A Global Book Biography and the Englightenment Reception of Erik Pontoppidan's Det forste Forsog paa Norges naturlige Historie (1752-3) [and Versuch einer naturlichen Historie von Norwegen (1753-4) and The Natural History of Norway (1755)]

Bishop Erik Pontoppidan published his Det første Forsøg paa Norges naturlige Historie in 1752-3. It was translated into German and published, also in Copenhagen, a year later. A year after that the work was translated into English and published in two grand folio volumes in London as Natural History of Norway. The size and format of these richly illustrated editions are very different and together they offer a unique, multi-dimensional subject for a ‘book biography’ tracing on a global scale the many facets and legacies of its materially and linguistically different forms of production and its intellectually varying popularity and reception across the world. The book was sought by instituiotns and readers all round the globe. By examining archival notes, reviews and annotated surviving copies, including those bought by Benjamin Franklin in Philadelphia, by the Maharajah of Tangore in India, and by scholars, writers, clerics and institutions in St Petersburg, Hesse, Kraków, Glasgow, Oxford, Westminster, Charleston and many dozen more, we can determine how Pontoppidan’s pioneering scientific and historical ‘verification’ methods were received and the part played by different languages, translations, typographies, engraved images and material book forms.
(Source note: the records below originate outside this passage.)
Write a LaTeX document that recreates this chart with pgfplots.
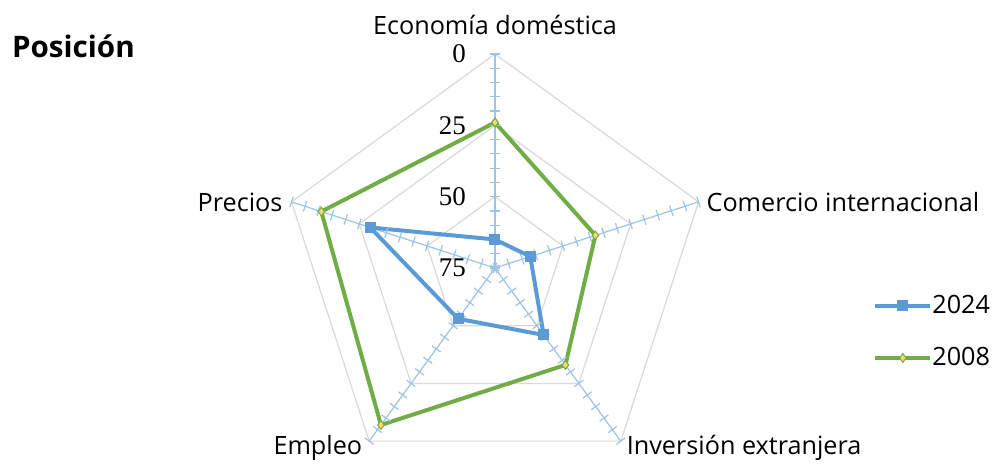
\documentclass[border=0pt]{standalone}
\usepackage{pgfplots}
\usepackage{pgfplotstable}
\pgfplotsset{compat=1.18}
\usepgfplotslibrary{polar}
\usepackage{fontspec}
\setmainfont{Open Sans}
\newfontfamily\numfont{Liberation Serif}

\definecolor{c2024}{HTML}{5B9BD5}
\definecolor{c2008}{HTML}{70AD47}
\definecolor{cdiam}{HTML}{FFD966}
\definecolor{cspoke}{HTML}{9DC3E6}
\definecolor{cgrid}{HTML}{D9D9D9}

% position (0 = best) per category, angles of the radar spokes
\pgfplotstableread{
ang  v2024 v2008
90   65    24
18   62    38
-54  46    33
-126 53    7
162  29    11
90   65    24
}\datos

\begin{document}
\begin{tikzpicture}[font=\fontsize{12.6}{15}\selectfont]
\begin{polaraxis}[
    hide axis, clip=false,
    scale only axis, width=214pt, height=214pt,
    ymin=0, ymax=75,
    y filter/.expression={75-y},
    legend image code/.code={\draw[mark repeat=2,mark phase=2,#1]
        plot coordinates {(0pt,0pt) (13.75pt,0pt) (27.5pt,0pt)};},
    legend style={at={(1.383,0.447)}, anchor=north west, draw=none, fill=none,
        row sep=11.5pt, font=\fontsize{12.6}{15}\selectfont, inner sep=0pt,
        nodes={inner xsep=0pt}},
    legend cell align=left,
]
% grid pentagons
\addplot[cgrid, line width=0.6pt, forget plot] coordinates {(90,0) (18,0) (-54,0) (-126,0) (162,0) (90,0)};
\addplot[cgrid, line width=0.6pt, forget plot] coordinates {(90,25) (18,25) (-54,25) (-126,25) (162,25) (90,25)};
\addplot[cgrid, line width=0.6pt, forget plot] coordinates {(90,50) (18,50) (-54,50) (-126,50) (162,50) (90,50)};
% spokes with minor ticks every 5
\foreach \a in {90,18,-54,-126,162}{
  \edef\temp{\noexpand\addplot[cspoke, line width=0.6pt, forget plot, mark=|,
      mark size=2.7pt, mark options={rotate=\a, line width=0.6pt}]
    coordinates {(\a,0) (\a,5) (\a,10) (\a,15) (\a,20) (\a,25) (\a,30) (\a,35)
      (\a,40) (\a,45) (\a,50) (\a,55) (\a,60) (\a,65) (\a,70) (\a,75)};}
  \temp
}
% series
\addplot[c2024, line width=2pt, mark=square*, mark size=2.5pt,
    mark options={fill=c2024, draw=c2024, line width=0.5pt}]
    table[x=ang, y=v2024] {\datos};
\addlegendentry{2024}
\addplot[c2008, line width=2pt, mark=diamond*, mark size=2.2pt,
    mark options={fill=cdiam, draw=c2008, line width=0.5pt}]
    table[x=ang, y=v2008] {\datos};
\addlegendentry{2008}
% radial labels (raw radius: 75 = position 0)
\node[anchor=east, font=\numfont\fontsize{13.5}{15}\selectfont, xshift=-11pt] at (axis cs:90,75) {0};
\node[anchor=east, font=\numfont\fontsize{13.5}{15}\selectfont, xshift=-11pt] at (axis cs:90,50) {25};
\node[anchor=east, font=\numfont\fontsize{13.5}{15}\selectfont, xshift=-11pt] at (axis cs:90,25) {50};
\node[anchor=east, font=\numfont\fontsize{13.5}{15}\selectfont, xshift=-11pt] at (axis cs:90,0) {75};
% category labels
\node[anchor=center, yshift=14.5pt] at (axis cs:90,75) {Economía doméstica};
\node[anchor=west, xshift=0.5pt] at (axis cs:18,75) {Comercio internacional};
\node[anchor=west, xshift=-0.5pt, yshift=-3.5pt] at (axis cs:-54,75) {Inversión extranjera};
\node[anchor=east, xshift=0pt, yshift=-3.5pt] at (axis cs:-126,75) {Empleo};
\node[anchor=east, xshift=-1pt] at (axis cs:162,75) {Precios};
\node[anchor=west, font=\bfseries\fontsize{14.8}{17}\selectfont, xshift=-245pt, yshift=111pt] at (axis cs:0,0) {Posición};
\coordinate (C) at (axis cs:0,0);
\end{polaraxis}
\pgfresetboundingbox
\path ([shift={(-247.5pt,-97.5pt)}]C) rectangle ([shift={(249.5pt,134pt)}]C);
\end{tikzpicture}
\end{document}
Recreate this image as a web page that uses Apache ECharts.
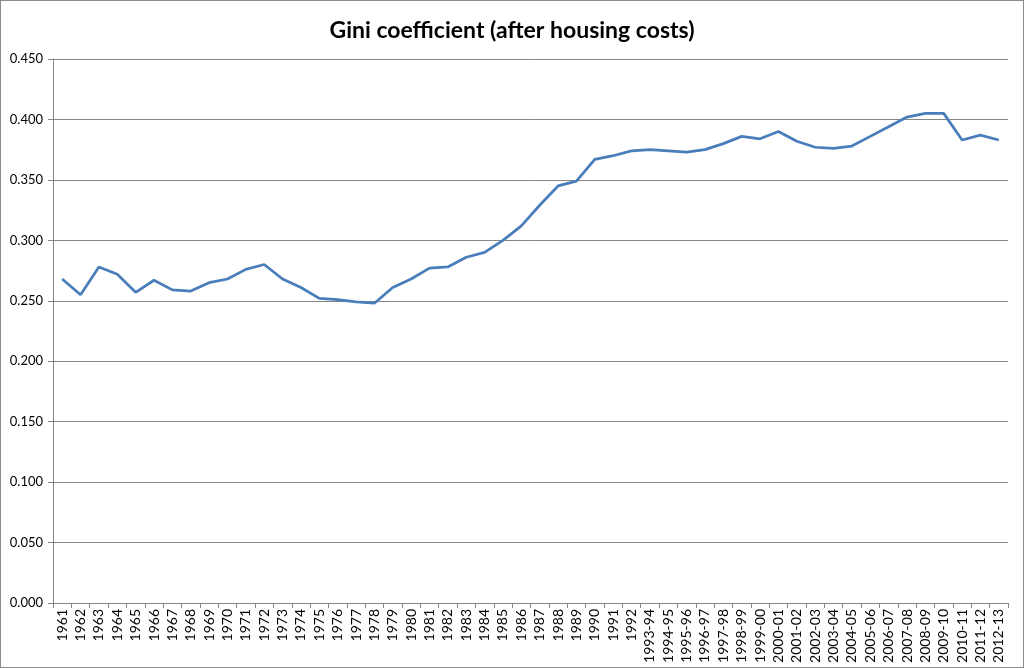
<!DOCTYPE html>
<html>
<head>
<meta charset="utf-8">
<script src="https://cdn.jsdelivr.net/npm/echarts@6/dist/echarts.min.js"></script>
<style>
  html, body { margin: 0; padding: 0; background: #fff; }
  #chart { width: 1024px; height: 668px; box-sizing: border-box; border: 1px solid #8c8c8c; }
</style>
</head>
<body>
<div id="chart"></div>
<script>
// categories (survey years)
const years = [
  '1961', '1962', '1963', '1964', '1965', '1966', '1967', '1968', '1969', '1970',
  '1971', '1972', '1973', '1974', '1975', '1976', '1977', '1978', '1979', '1980',
  '1981', '1982', '1983', '1984', '1985', '1986', '1987', '1988', '1989', '1990',
  '1991', '1992', '1993-94', '1994-95', '1995-96', '1996-97', '1997-98', '1998-99',
  '1999-00', '2000-01', '2001-02', '2002-03', '2003-04', '2004-05', '2005-06',
  '2006-07', '2007-08', '2008-09', '2009-10', '2010-11', '2011-12', '2012-13'
]

// Gini coefficient, after housing costs
const gini = [
  0.268, 0.255, 0.278, 0.272, 0.257, 0.267, 0.259, 0.258, 0.265, 0.268,
  0.276, 0.280, 0.268, 0.261, 0.252, 0.251, 0.249, 0.248, 0.261, 0.268,
  0.277, 0.278, 0.286, 0.290, 0.300, 0.312, 0.329, 0.345, 0.349, 0.367,
  0.370, 0.374, 0.375, 0.374, 0.373, 0.375, 0.380, 0.386,
  0.384, 0.390, 0.382, 0.377, 0.376, 0.378, 0.386,
  0.394, 0.402, 0.405, 0.405, 0.383, 0.387, 0.383
]

const chart = echarts.init(document.getElementById('chart'))
chart.setOption({
  animation: false,
  title: {
    text: 'Gini coefficient (after housing costs)',
    left: 'center',
    top: 13,
    textStyle: { fontFamily: 'Lato', fontSize: 23, fontWeight: 'bold', color: '#000' }
  },
  grid: { left: 52, right: 15, top: 58, bottom: 64 },
  xAxis: {
    type: 'category',
    data: years,
    boundaryGap: true,
    axisLine: { lineStyle: { color: '#868686' } },
    axisTick: { show: true, interval: 0, length: 5, lineStyle: { color: '#868686' } },
    axisLabel: {
      interval: 0,
      rotate: 90,
      fontFamily: 'Lato',
      fontSize: 14,
      color: '#000',
      margin: 6
    }
  },
  yAxis: {
    type: 'value',
    min: 0,
    max: 0.45,
    interval: 0.05,
    axisLine: { show: true, lineStyle: { color: '#868686' } },
    axisTick: { show: true, length: 5, lineStyle: { color: '#868686' } },
    axisLabel: {
      formatter: v => v.toFixed(3),
      fontFamily: 'Lato',
      fontSize: 13,
      color: '#000',
      margin: 10
    },
    splitLine: { lineStyle: { color: '#868686', width: 1 } }
  },
  series: [{
    type: 'line',
    data: gini,
    showSymbol: false,
    lineStyle: { color: '#4a7ebb', width: 2.75 },
    itemStyle: { color: '#4a7ebb' }
  }]
})
</script>
</body>
</html>
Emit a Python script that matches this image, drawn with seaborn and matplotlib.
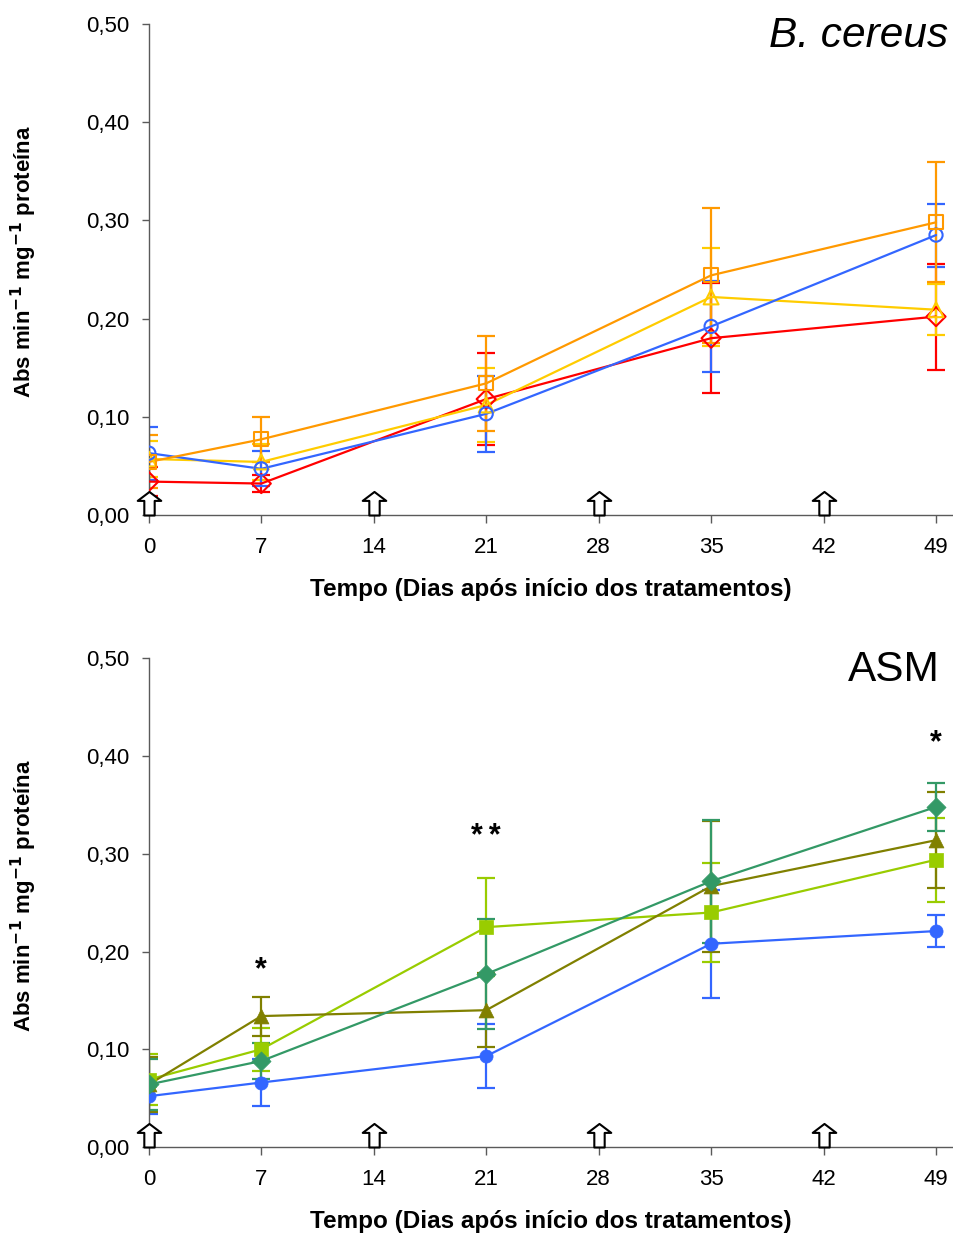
import numpy as np
import pandas as pd
import matplotlib
matplotlib.use("Agg")
import matplotlib.pyplot as plt
from matplotlib.path import Path
from matplotlib.ticker import FuncFormatter
import seaborn as sns

# Sampling days and treatment application days
days = [0, 7, 21, 35, 49]
treat_days = [0, 14, 28, 42]
xticks = [0, 7, 14, 21, 28, 35, 42, 49]

# B. cereus panel: means and errors
bc_orange = [0.054, 0.077, 0.134, 0.244, 0.298]
bc_orange_err = [0.027, 0.023, 0.048, 0.069, 0.061]
bc_yellow = [0.057, 0.054, 0.112, 0.222, 0.209]
bc_yellow_err = [0.018, 0.018, 0.038, 0.050, 0.026]
bc_blue = [0.063, 0.047, 0.103, 0.192, 0.285]
bc_blue_err = [0.027, 0.018, 0.039, 0.046, 0.032]
bc_red = [0.034, 0.032, 0.118, 0.180, 0.202]
bc_red_err = [0.015, 0.009, 0.047, 0.056, 0.054]

# ASM panel: means and errors
asm_teal = [0.064, 0.088, 0.177, 0.272, 0.348]
asm_teal_err = [0.026, 0.018, 0.056, 0.063, 0.025]
asm_olive = [0.064, 0.134, 0.140, 0.267, 0.314]
asm_olive_err = [0.028, 0.020, 0.038, 0.067, 0.049]
asm_lgreen = [0.069, 0.100, 0.225, 0.240, 0.294]
asm_lgreen_err = [0.026, 0.022, 0.050, 0.051, 0.043]
asm_blue = [0.052, 0.066, 0.093, 0.208, 0.221]
asm_blue_err = [0.018, 0.024, 0.033, 0.055, 0.016]

# Significance marks (ASM panel)
sig_x = [7, 21, 49]
sig_y = [0.181, 0.317, 0.413]
sig_txt = ["*", "*\u2009*", "*"]

sns.set_style("white")
plt.rcParams["font.family"] = ["Liberation Sans", "DejaVu Sans"]
plt.rcParams["text.color"] = "black"
plt.rcParams["axes.labelcolor"] = "black"
plt.rcParams["xtick.labelcolor"] = "black"
plt.rcParams["ytick.labelcolor"] = "black"

# Hollow up-arrow marker, base at the data point
arrow_verts = [(-0.22, 0.0), (0.22, 0.0), (0.22, 0.62), (0.5, 0.62),
               (0.0, 1.0), (-0.5, 0.62), (-0.22, 0.62), (-0.22, 0.0)]
arrow_path = Path(arrow_verts, closed=True)

AXIS_GREY = "#5a5a5a"


def draw_panel(ax, series, title, title_style, title_x):
    for y, err, color, marker, filled in series:
        df = pd.DataFrame({"dia": days, "valor": y})
        ax.errorbar(days, y, yerr=err, fmt="none", ecolor=color,
                    elinewidth=1.6, capsize=6.5, capthick=1.6, zorder=2)
        sns.lineplot(data=df, x="dia", y="valor", ax=ax, color=color,
                     linewidth=1.6, zorder=3)
        size = {"o": 90, "s": 100, "^": 115, "D": 95}[marker]
        if filled:
            sns.scatterplot(data=df, x="dia", y="valor", ax=ax, marker=marker,
                            s=size, color=color, edgecolor=color, linewidth=0.5,
                            zorder=4, legend=False)
        else:
            sns.scatterplot(data=df, x="dia", y="valor", ax=ax, marker=marker,
                            s=size, facecolor="none", edgecolor=color,
                            linewidth=1.5, zorder=4, legend=False)
    ax.scatter(treat_days, [0] * len(treat_days), marker=arrow_path, s=1150,
               facecolor="white", edgecolor="black", linewidth=1.5,
               zorder=5, clip_on=False)
    ax.set_xlim(0, 50)
    ax.set_ylim(0, 0.5)
    ax.set_xticks(xticks)
    ax.set_yticks(np.arange(0, 0.51, 0.1))
    ax.yaxis.set_major_formatter(FuncFormatter(lambda v, p: f"{v:.2f}".replace(".", ",")))
    ax.tick_params(axis="x", labelsize=16, direction="out", length=6,
                   width=1, color=AXIS_GREY, bottom=True, pad=10)
    ax.tick_params(axis="y", labelsize=16, direction="out", length=5,
                   width=1, color=AXIS_GREY, left=True, pad=9)
    for s in ["top", "right"]:
        ax.spines[s].set_visible(False)
    for s in ["left", "bottom"]:
        ax.spines[s].set_color(AXIS_GREY)
        ax.spines[s].set_linewidth(1.0)
    ax.set_xlabel("Tempo (Dias após início dos tratamentos)", fontsize=17.5,
                  fontweight="bold", labelpad=14)
    ax.set_ylabel("Abs min$^{\\mathbf{-1}}$ mg$^{\\mathbf{-1}}$ proteína", fontsize=16,
                  fontweight="bold")
    ax.yaxis.set_label_coords(-0.137, 0.515)
    ax.text(title_x, 0.953, title, transform=ax.transAxes, ha="right",
            va="baseline", fontsize=30.5, fontstyle=title_style)


fig = plt.figure(figsize=(9.54, 12.4), dpi=100)
ax1 = fig.add_axes([0.156, 0.5847, 0.842, 0.396])
ax2 = fig.add_axes([0.156, 0.075, 0.842, 0.394])

draw_panel(ax1, [
    (bc_red, bc_red_err, "#FF0000", "D", False),
    (bc_yellow, bc_yellow_err, "#FFCC00", "^", False),
    (bc_blue, bc_blue_err, "#3366FF", "o", False),
    (bc_orange, bc_orange_err, "#FF9900", "s", False),
], "B. cereus", "italic", 0.995)

draw_panel(ax2, [
    (asm_blue, asm_blue_err, "#3366FF", "o", True),
    (asm_lgreen, asm_lgreen_err, "#99CC00", "s", True),
    (asm_olive, asm_olive_err, "#808000", "^", True),
    (asm_teal, asm_teal_err, "#339966", "D", True),
], "ASM", "normal", 0.985)

for x, y, t in zip(sig_x, sig_y, sig_txt):
    ax2.text(x, y, t, ha="center", va="center", fontsize=22, fontweight="bold")

fig.savefig("out.png", dpi=100)
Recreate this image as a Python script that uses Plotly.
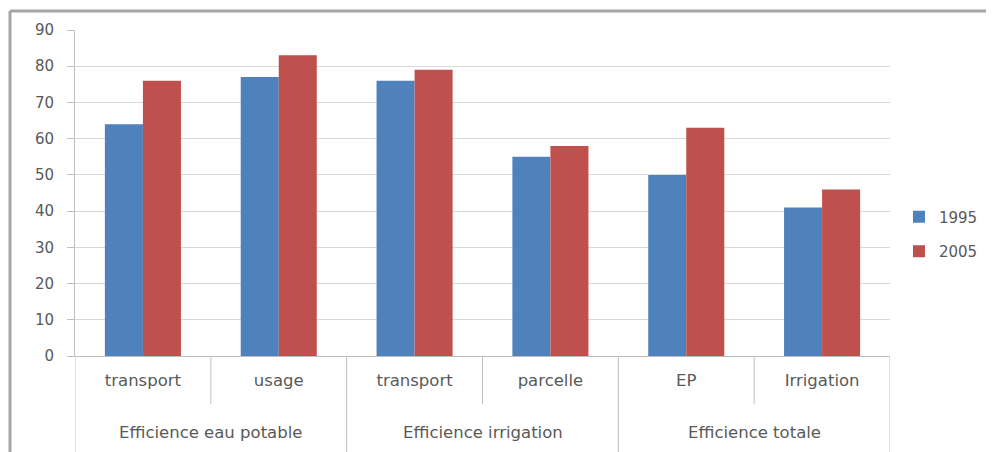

But there is also a significant twist to this history of writing, production, circulation and reception. Pontoppidan, for all his insistence on verifiability included long sections on the sightings of kraken, or sea monsters, with notes on contemporary observations and images of the creatures (many drawn from earlier works on Scandinavian myth, such as Olaus Magnus and repeated by great early modern naturalists), As a result, this book biography also investigates why his observations of  mermaids and mythic creatures gained credibility within Enlightenment natural science (even applauded a century later in Moby Dick and remembered, with direct reference to Pontoppidan in later sightings of sea monsters reported in newspapers, diaries and various publications in Ireland, Italy, the Unites States, India, Singapore and many more besides).